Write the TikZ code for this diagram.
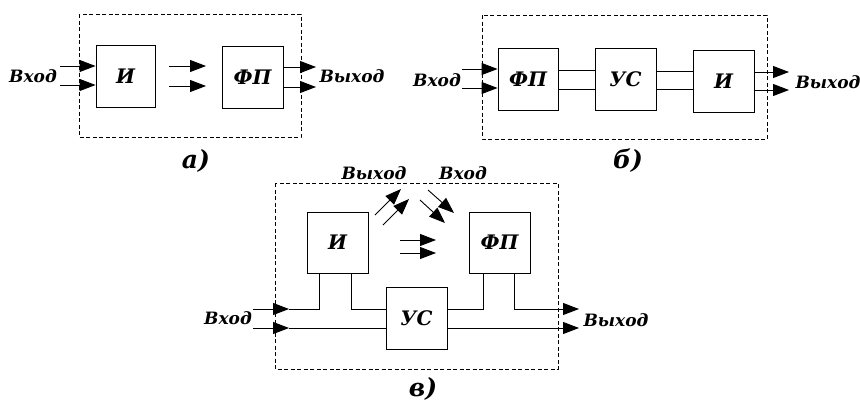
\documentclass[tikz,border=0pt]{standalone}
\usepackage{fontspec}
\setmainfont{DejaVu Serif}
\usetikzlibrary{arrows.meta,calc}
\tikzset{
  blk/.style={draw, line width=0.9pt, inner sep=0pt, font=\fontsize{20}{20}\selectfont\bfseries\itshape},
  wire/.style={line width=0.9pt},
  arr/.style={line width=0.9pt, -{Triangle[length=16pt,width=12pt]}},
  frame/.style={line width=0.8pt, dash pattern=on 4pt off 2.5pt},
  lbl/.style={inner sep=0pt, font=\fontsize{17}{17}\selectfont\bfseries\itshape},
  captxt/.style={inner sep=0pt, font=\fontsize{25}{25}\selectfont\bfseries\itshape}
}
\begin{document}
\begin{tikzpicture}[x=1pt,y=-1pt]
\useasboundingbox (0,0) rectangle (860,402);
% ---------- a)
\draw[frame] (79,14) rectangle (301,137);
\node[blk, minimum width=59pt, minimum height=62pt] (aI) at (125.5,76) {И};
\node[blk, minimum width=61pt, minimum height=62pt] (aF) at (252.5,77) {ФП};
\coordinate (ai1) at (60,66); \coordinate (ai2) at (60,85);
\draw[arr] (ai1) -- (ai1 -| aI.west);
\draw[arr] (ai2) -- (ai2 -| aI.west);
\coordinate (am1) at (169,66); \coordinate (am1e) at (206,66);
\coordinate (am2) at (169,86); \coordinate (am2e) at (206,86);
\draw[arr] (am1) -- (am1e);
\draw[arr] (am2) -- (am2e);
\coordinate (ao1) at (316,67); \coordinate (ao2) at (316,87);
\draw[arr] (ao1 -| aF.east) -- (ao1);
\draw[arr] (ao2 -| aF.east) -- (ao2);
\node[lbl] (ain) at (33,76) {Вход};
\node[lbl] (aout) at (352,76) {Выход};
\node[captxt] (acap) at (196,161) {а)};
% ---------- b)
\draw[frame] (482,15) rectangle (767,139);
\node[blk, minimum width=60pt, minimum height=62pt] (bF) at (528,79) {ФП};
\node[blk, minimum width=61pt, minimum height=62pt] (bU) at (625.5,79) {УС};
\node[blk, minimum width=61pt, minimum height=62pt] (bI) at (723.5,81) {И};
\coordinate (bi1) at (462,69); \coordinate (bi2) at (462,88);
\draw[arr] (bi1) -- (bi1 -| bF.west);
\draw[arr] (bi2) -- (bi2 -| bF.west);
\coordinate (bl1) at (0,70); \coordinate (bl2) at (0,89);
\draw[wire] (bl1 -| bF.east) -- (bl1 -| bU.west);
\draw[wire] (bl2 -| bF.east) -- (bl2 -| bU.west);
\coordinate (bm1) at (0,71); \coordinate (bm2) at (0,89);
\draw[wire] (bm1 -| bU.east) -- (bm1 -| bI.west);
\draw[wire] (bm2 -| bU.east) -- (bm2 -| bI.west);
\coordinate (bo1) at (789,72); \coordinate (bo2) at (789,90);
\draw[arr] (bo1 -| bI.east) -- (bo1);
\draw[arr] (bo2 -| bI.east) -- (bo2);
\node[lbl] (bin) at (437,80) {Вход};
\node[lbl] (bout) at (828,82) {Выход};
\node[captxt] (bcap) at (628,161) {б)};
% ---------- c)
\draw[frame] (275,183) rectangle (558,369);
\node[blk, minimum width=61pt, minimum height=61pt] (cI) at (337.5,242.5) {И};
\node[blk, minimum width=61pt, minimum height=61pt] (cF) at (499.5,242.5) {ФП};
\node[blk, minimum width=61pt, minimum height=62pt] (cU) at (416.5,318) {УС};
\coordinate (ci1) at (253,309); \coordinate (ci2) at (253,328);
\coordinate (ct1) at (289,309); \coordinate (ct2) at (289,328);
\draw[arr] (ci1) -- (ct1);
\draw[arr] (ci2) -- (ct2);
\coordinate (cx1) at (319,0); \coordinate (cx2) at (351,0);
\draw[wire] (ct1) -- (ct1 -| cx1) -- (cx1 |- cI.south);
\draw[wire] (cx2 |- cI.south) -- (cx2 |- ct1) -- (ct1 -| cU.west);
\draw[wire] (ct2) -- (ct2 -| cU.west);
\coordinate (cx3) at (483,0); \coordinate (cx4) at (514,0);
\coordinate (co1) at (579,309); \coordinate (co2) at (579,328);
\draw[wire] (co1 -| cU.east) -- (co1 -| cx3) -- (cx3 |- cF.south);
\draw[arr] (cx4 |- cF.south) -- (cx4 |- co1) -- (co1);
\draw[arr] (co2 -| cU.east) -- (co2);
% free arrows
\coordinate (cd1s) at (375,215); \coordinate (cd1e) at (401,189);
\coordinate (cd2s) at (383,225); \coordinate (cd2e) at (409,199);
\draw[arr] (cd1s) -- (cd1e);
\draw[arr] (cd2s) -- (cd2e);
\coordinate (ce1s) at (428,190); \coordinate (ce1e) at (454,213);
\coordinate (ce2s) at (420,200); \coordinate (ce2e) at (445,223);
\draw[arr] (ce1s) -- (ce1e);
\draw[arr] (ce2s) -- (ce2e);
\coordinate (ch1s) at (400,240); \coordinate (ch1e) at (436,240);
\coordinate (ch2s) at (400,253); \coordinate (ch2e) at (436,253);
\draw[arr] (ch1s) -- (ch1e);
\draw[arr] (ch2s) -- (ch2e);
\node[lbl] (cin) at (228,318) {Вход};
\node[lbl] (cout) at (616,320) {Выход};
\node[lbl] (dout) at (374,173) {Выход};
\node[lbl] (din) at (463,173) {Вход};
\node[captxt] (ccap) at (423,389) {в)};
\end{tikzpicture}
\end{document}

**What is asked**
Transcribe the listing above verbatim. Omit the pictures.

**Correct result**
Write the TikZ code for this diagram.
\documentclass[tikz,border=0pt]{standalone}
\usepackage{fontspec}
\setmainfont{DejaVu Serif}
\usetikzlibrary{arrows.meta,calc}
\tikzset{
  blk/.style={draw, line width=0.9pt, inner sep=0pt, font=\fontsize{20}{20}\selectfont\bfseries\itshape},
  wire/.style={line width=0.9pt},
  arr/.style={line width=0.9pt, -{Triangle[length=16pt,width=12pt]}},
  frame/.style={line width=0.8pt, dash pattern=on 4pt off 2.5pt},
  lbl/.style={inner sep=0pt, font=\fontsize{17}{17}\selectfont\bfseries\itshape},
  captxt/.style={inner sep=0pt, font=\fontsize{25}{25}\selectfont\bfseries\itshape}
}
\begin{document}
\begin{tikzpicture}[x=1pt,y=-1pt]
\useasboundingbox (0,0) rectangle (860,402);
% ---------- a)
\draw[frame] (79,14) rectangle (301,137);
\node[blk, minimum width=59pt, minimum height=62pt] (aI) at (125.5,76) {И};
\node[blk, minimum width=61pt, minimum height=62pt] (aF) at (252.5,77) {ФП};
\coordinate (ai1) at (60,66); \coordinate (ai2) at (60,85);
\draw[arr] (ai1) -- (ai1 -| aI.west);
\draw[arr] (ai2) -- (ai2 -| aI.west);
\coordinate (am1) at (169,66); \coordinate (am1e) at (206,66);
\coordinate (am2) at (169,86); \coordinate (am2e) at (206,86);
\draw[arr] (am1) -- (am1e);
\draw[arr] (am2) -- (am2e);
\coordinate (ao1) at (316,67); \coordinate (ao2) at (316,87);
\draw[arr] (ao1 -| aF.east) -- (ao1);
\draw[arr] (ao2 -| aF.east) -- (ao2);
\node[lbl] (ain) at (33,76) {Вход};
\node[lbl] (aout) at (352,76) {Выход};
\node[captxt] (acap) at (196,161) {а)};
% ---------- b)
\draw[frame] (482,15) rectangle (767,139);
\node[blk, minimum width=60pt, minimum height=62pt] (bF) at (528,79) {ФП};
\node[blk, minimum width=61pt, minimum height=62pt] (bU) at (625.5,79) {УС};
\node[blk, minimum width=61pt, minimum height=62pt] (bI) at (723.5,81) {И};
\coordinate (bi1) at (462,69); \coordinate (bi2) at (462,88);
\draw[arr] (bi1) -- (bi1 -| bF.west);
\draw[arr] (bi2) -- (bi2 -| bF.west);
\coordinate (bl1) at (0,70); \coordinate (bl2) at (0,89);
\draw[wire] (bl1 -| bF.east) -- (bl1 -| bU.west);
\draw[wire] (bl2 -| bF.east) -- (bl2 -| bU.west);
\coordinate (bm1) at (0,71); \coordinate (bm2) at (0,89);
\draw[wire] (bm1 -| bU.east) -- (bm1 -| bI.west);
\draw[wire] (bm2 -| bU.east) -- (bm2 -| bI.west);
\coordinate (bo1) at (789,72); \coordinate (bo2) at (789,90);
\draw[arr] (bo1 -| bI.east) -- (bo1);
\draw[arr] (bo2 -| bI.east) -- (bo2);
\node[lbl] (bin) at (437,80) {Вход};
\node[lbl] (bout) at (828,82) {Выход};
\node[captxt] (bcap) at (628,161) {б)};
% ---------- c)
\draw[frame] (275,183) rectangle (558,369);
\node[blk, minimum width=61pt, minimum height=61pt] (cI) at (337.5,242.5) {И};
\node[blk, minimum width=61pt, minimum height=61pt] (cF) at (499.5,242.5) {ФП};
\node[blk, minimum width=61pt, minimum height=62pt] (cU) at (416.5,318) {УС};
\coordinate (ci1) at (253,309); \coordinate (ci2) at (253,328);
\coordinate (ct1) at (289,309); \coordinate (ct2) at (289,328);
\draw[arr] (ci1) -- (ct1);
\draw[arr] (ci2) -- (ct2);
\coordinate (cx1) at (319,0); \coordinate (cx2) at (351,0);
\draw[wire] (ct1) -- (ct1 -| cx1) -- (cx1 |- cI.south);
\draw[wire] (cx2 |- cI.south) -- (cx2 |- ct1) -- (ct1 -| cU.west);
\draw[wire] (ct2) -- (ct2 -| cU.west);
\coordinate (cx3) at (483,0); \coordinate (cx4) at (514,0);
\coordinate (co1) at (579,309); \coordinate (co2) at (579,328);
\draw[wire] (co1 -| cU.east) -- (co1 -| cx3) -- (cx3 |- cF.south);
\draw[arr] (cx4 |- cF.south) -- (cx4 |- co1) -- (co1);
\draw[arr] (co2 -| cU.east) -- (co2);
% free arrows
\coordinate (cd1s) at (375,215); \coordinate (cd1e) at (401,189);
\coordinate (cd2s) at (383,225); \coordinate (cd2e) at (409,199);
\draw[arr] (cd1s) -- (cd1e);
\draw[arr] (cd2s) -- (cd2e);
\coordinate (ce1s) at (428,190); \coordinate (ce1e) at (454,213);
\coordinate (ce2s) at (420,200); \coordinate (ce2e) at (445,223);
\draw[arr] (ce1s) -- (ce1e);
\draw[arr] (ce2s) -- (ce2e);
\coordinate (ch1s) at (400,240); \coordinate (ch1e) at (436,240);
\coordinate (ch2s) at (400,253); \coordinate (ch2e) at (436,253);
\draw[arr] (ch1s) -- (ch1e);
\draw[arr] (ch2s) -- (ch2e);
\node[lbl] (cin) at (228,318) {Вход};
\node[lbl] (cout) at (616,320) {Выход};
\node[lbl] (dout) at (374,173) {Выход};
\node[lbl] (din) at (463,173) {Вход};
\node[captxt] (ccap) at (423,389) {в)};
\end{tikzpicture}
\end{document}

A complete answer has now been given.